[Records with drawing code]
»»

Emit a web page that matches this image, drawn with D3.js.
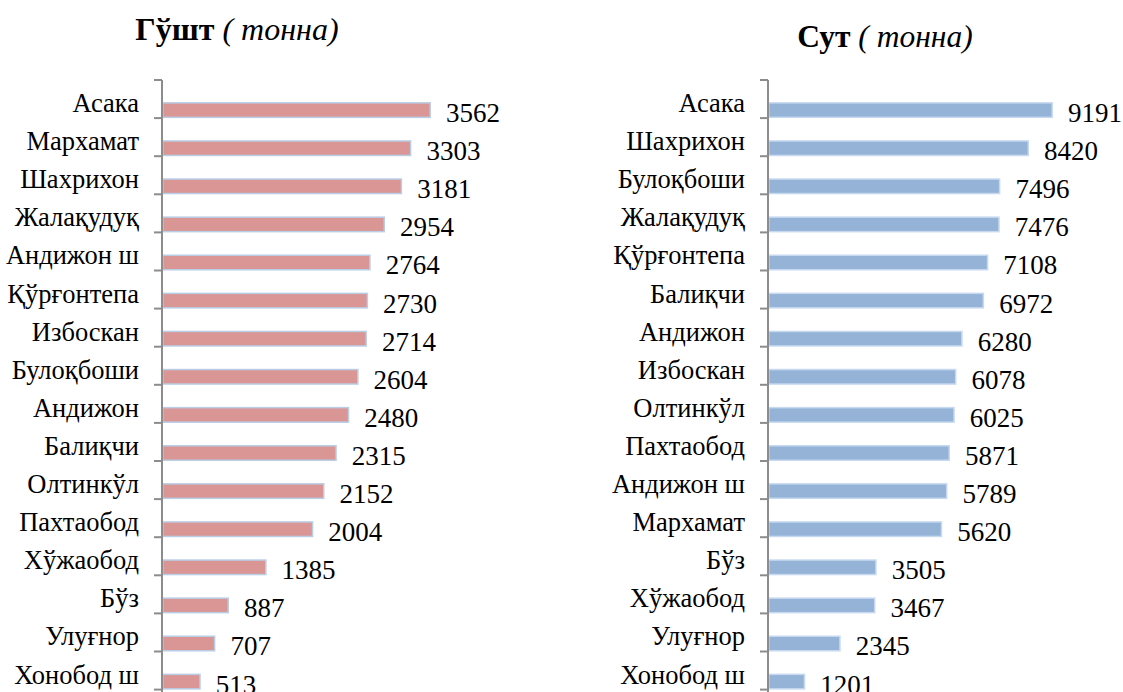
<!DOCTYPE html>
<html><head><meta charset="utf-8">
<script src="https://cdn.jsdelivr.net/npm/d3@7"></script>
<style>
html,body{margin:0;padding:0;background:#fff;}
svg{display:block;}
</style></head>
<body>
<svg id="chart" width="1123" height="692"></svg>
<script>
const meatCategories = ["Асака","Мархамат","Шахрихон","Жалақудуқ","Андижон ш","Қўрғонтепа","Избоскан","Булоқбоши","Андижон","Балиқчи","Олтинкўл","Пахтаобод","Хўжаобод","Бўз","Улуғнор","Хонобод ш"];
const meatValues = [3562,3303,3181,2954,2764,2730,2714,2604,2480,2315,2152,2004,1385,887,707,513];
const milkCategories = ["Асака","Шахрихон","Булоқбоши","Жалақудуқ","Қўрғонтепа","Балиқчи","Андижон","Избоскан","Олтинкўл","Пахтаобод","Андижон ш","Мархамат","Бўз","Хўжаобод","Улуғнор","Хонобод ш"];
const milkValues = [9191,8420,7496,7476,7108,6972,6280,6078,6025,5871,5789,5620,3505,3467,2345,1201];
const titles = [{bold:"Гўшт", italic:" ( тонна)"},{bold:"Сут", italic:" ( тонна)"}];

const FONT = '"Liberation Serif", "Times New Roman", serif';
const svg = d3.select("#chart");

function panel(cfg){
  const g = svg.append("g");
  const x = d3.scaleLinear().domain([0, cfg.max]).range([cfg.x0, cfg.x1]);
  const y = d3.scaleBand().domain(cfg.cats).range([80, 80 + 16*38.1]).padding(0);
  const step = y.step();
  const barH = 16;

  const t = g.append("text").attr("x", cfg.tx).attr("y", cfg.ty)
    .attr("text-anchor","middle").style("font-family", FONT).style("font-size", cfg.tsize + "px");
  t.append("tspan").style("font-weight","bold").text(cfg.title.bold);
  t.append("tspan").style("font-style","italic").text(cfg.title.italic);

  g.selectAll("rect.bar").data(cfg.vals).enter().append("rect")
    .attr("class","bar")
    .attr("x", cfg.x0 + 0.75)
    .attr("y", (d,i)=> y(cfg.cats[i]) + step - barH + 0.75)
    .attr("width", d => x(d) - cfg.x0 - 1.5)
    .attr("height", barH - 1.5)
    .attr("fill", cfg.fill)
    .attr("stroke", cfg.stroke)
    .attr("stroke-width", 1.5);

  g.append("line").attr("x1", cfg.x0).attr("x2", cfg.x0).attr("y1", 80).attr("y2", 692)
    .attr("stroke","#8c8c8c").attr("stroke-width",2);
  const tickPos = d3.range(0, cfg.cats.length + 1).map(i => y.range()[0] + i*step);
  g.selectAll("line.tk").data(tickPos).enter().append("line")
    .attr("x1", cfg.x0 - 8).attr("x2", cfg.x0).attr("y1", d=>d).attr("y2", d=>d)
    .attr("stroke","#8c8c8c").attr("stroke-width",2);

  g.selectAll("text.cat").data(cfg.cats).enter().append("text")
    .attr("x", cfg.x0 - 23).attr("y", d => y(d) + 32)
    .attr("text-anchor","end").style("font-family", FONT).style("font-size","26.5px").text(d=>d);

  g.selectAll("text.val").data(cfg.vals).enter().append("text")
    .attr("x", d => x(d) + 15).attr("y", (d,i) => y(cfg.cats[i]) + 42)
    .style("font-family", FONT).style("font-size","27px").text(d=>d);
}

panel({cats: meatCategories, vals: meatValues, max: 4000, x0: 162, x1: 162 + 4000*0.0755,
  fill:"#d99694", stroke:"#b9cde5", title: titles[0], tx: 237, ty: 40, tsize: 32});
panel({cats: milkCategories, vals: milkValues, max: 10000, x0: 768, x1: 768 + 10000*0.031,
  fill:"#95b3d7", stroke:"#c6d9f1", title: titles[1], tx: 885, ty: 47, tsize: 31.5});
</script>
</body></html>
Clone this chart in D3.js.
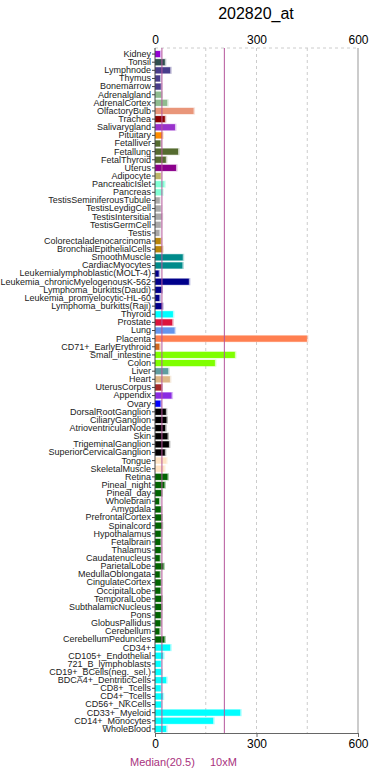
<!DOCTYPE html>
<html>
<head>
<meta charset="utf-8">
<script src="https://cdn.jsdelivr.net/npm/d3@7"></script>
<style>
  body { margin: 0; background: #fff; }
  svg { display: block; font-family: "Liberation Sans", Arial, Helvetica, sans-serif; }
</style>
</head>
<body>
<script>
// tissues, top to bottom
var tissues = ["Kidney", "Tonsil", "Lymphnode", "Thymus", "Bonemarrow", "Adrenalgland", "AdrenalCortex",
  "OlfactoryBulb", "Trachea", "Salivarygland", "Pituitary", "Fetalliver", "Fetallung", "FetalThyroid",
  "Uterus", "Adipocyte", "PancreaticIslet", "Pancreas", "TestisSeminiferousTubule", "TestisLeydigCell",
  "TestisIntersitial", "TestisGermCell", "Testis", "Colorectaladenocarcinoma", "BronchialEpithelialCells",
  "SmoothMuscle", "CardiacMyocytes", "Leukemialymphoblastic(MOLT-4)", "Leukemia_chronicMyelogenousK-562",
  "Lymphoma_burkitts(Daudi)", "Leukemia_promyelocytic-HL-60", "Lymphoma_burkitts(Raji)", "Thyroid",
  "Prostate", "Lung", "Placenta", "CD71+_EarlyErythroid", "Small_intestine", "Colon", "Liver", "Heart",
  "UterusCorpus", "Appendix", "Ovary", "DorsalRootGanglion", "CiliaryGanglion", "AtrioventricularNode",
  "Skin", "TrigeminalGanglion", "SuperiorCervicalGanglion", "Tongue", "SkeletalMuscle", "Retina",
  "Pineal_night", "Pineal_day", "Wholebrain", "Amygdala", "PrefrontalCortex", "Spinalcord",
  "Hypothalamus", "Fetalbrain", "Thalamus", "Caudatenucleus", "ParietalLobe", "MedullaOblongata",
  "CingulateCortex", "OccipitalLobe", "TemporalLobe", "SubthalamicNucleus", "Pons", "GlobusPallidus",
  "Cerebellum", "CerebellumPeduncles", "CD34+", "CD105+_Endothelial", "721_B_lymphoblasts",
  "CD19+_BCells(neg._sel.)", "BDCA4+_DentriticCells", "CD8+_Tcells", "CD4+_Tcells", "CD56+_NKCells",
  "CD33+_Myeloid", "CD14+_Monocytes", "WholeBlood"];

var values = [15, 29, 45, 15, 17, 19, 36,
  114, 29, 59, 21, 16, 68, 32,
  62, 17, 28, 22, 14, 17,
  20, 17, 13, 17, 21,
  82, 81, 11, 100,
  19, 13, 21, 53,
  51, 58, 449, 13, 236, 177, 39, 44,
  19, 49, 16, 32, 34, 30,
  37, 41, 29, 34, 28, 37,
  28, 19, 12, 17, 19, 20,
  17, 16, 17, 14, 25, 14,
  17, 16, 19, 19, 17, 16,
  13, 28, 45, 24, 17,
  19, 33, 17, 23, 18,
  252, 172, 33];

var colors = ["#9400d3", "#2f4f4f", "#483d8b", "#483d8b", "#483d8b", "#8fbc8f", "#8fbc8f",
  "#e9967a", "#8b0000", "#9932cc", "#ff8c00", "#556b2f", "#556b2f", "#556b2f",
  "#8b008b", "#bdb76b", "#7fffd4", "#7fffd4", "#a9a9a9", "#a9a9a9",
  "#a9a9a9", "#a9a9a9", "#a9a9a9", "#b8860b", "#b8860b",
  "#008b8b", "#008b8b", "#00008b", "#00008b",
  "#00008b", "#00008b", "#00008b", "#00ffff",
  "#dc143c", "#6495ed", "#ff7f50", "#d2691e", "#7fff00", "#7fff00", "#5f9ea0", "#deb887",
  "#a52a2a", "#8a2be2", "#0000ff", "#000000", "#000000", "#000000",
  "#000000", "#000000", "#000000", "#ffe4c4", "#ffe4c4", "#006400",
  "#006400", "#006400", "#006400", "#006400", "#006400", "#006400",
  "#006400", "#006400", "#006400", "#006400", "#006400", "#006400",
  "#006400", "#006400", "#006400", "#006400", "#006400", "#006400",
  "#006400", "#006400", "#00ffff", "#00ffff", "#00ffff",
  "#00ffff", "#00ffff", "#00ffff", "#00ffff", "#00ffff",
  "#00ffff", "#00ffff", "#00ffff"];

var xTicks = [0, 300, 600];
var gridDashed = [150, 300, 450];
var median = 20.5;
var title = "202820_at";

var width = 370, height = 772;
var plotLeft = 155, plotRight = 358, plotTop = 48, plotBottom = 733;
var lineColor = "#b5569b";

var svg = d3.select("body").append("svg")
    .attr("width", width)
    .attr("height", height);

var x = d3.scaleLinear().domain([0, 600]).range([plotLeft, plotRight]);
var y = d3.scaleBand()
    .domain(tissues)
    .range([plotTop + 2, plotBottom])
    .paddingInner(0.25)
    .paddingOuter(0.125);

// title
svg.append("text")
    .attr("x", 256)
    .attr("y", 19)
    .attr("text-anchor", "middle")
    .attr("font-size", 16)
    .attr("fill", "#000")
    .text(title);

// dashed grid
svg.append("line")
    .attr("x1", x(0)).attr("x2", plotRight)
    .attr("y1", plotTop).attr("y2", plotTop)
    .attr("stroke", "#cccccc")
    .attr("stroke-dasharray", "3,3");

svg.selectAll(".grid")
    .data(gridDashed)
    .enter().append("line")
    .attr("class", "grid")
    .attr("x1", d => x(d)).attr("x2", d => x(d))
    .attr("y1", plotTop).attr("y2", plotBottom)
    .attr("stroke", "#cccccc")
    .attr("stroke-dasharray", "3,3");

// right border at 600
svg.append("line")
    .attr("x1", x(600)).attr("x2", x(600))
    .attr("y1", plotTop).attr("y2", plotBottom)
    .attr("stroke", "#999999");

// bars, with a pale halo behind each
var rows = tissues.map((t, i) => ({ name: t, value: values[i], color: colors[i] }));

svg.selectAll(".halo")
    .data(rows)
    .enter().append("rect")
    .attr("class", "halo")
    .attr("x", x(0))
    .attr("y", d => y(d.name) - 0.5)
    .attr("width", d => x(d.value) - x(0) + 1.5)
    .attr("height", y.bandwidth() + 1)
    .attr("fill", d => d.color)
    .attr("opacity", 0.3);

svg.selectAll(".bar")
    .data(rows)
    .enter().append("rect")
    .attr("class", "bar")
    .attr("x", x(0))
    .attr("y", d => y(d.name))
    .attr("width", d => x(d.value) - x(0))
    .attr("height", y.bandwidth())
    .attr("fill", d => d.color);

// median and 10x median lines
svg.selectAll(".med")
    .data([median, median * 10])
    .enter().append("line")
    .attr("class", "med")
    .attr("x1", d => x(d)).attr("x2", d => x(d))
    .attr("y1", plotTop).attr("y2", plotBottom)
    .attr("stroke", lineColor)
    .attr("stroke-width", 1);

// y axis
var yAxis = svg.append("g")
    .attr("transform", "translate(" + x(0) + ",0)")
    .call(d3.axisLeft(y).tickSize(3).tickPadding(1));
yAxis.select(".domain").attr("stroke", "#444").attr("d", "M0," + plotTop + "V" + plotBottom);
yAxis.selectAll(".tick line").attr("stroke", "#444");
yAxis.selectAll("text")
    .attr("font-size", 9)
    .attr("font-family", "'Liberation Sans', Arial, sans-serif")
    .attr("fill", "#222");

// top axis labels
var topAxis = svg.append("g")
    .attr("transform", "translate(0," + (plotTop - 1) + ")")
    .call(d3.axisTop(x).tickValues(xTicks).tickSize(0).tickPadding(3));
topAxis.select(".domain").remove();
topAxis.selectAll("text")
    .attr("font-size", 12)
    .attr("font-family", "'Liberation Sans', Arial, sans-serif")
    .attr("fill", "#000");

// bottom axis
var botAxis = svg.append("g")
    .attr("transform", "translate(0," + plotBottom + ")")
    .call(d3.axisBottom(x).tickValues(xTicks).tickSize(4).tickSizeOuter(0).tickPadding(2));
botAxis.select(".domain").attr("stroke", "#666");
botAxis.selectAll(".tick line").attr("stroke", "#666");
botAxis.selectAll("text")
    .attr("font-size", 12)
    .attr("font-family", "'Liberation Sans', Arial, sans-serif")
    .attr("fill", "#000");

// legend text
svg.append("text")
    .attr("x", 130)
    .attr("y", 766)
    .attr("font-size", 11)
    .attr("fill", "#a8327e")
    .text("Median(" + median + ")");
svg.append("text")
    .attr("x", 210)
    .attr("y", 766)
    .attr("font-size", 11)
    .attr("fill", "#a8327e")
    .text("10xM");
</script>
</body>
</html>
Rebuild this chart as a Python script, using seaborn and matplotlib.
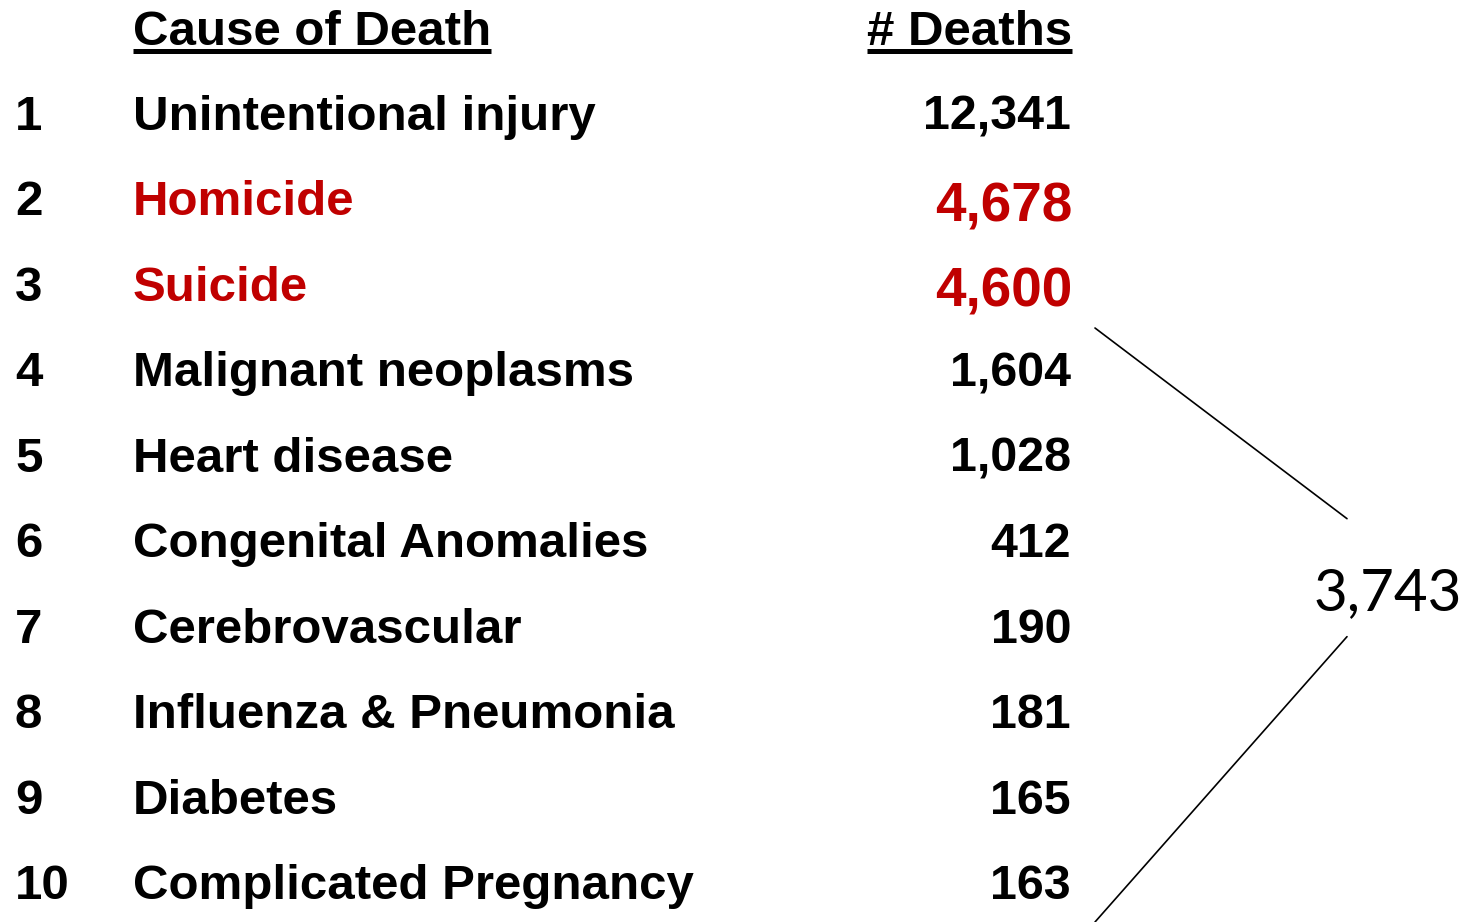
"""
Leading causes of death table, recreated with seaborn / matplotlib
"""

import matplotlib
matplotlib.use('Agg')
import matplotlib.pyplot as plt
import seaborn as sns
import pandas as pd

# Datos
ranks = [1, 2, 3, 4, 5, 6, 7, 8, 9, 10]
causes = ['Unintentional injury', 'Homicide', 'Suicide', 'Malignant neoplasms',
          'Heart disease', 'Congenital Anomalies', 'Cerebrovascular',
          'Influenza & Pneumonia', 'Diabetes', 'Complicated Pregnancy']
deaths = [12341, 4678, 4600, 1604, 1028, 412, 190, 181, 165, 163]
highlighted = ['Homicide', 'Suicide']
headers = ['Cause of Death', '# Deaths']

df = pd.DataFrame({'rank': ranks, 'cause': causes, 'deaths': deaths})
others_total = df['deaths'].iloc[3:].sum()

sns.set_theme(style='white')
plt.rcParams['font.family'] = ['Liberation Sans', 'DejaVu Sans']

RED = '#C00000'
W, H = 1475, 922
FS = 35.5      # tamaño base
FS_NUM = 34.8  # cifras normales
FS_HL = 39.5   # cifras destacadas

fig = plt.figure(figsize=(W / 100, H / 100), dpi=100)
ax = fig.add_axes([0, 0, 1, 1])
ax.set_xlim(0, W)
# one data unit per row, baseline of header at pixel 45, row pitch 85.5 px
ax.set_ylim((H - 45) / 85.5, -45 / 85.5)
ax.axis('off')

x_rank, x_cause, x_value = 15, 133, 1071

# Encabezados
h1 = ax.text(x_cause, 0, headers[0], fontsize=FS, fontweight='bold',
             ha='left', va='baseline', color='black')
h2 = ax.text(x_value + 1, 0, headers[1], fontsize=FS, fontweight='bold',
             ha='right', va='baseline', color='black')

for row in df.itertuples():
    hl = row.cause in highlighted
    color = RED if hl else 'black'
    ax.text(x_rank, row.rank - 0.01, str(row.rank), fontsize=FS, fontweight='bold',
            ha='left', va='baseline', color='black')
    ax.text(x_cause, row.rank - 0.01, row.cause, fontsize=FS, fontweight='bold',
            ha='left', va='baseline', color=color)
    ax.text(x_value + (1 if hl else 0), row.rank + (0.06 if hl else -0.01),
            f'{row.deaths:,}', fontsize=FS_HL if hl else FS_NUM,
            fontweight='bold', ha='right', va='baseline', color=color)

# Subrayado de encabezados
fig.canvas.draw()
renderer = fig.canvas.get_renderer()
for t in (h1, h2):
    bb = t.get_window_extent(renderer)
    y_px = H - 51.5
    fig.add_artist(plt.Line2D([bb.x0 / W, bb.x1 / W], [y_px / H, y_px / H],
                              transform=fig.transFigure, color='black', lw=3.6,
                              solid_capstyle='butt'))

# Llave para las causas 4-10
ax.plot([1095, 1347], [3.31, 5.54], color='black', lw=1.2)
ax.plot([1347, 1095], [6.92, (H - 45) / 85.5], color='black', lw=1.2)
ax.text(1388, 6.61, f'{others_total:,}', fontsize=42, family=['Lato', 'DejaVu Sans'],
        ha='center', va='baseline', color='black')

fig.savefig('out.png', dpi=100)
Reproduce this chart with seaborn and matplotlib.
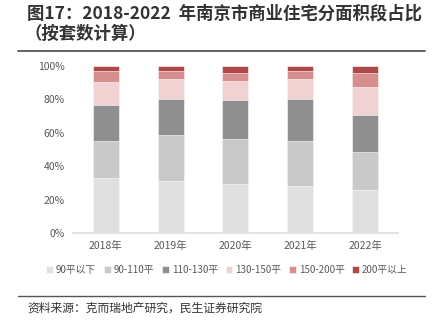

««

## Stated problem
Of the lines above, copy only those from the one holding "Rebuild this chart" to the one holding "ha='right', va='baseline', color='black')", both included, and exclude every image.

## Written response
Rebuild this chart as a Python script, using seaborn and matplotlib.
"""
Leading causes of death table, recreated with seaborn / matplotlib
"""

import matplotlib
matplotlib.use('Agg')
import matplotlib.pyplot as plt
import seaborn as sns
import pandas as pd

# Datos
ranks = [1, 2, 3, 4, 5, 6, 7, 8, 9, 10]
causes = ['Unintentional injury', 'Homicide', 'Suicide', 'Malignant neoplasms',
          'Heart disease', 'Congenital Anomalies', 'Cerebrovascular',
          'Influenza & Pneumonia', 'Diabetes', 'Complicated Pregnancy']
deaths = [12341, 4678, 4600, 1604, 1028, 412, 190, 181, 165, 163]
highlighted = ['Homicide', 'Suicide']
headers = ['Cause of Death', '# Deaths']

df = pd.DataFrame({'rank': ranks, 'cause': causes, 'deaths': deaths})
others_total = df['deaths'].iloc[3:].sum()

sns.set_theme(style='white')
plt.rcParams['font.family'] = ['Liberation Sans', 'DejaVu Sans']

RED = '#C00000'
W, H = 1475, 922
FS = 35.5      # tamaño base
FS_NUM = 34.8  # cifras normales
FS_HL = 39.5   # cifras destacadas

fig = plt.figure(figsize=(W / 100, H / 100), dpi=100)
ax = fig.add_axes([0, 0, 1, 1])
ax.set_xlim(0, W)
# one data unit per row, baseline of header at pixel 45, row pitch 85.5 px
ax.set_ylim((H - 45) / 85.5, -45 / 85.5)
ax.axis('off')

x_rank, x_cause, x_value = 15, 133, 1071

# Encabezados
h1 = ax.text(x_cause, 0, headers[0], fontsize=FS, fontweight='bold',
             ha='left', va='baseline', color='black')
h2 = ax.text(x_value + 1, 0, headers[1], fontsize=FS, fontweight='bold',
             ha='right', va='baseline', color='black')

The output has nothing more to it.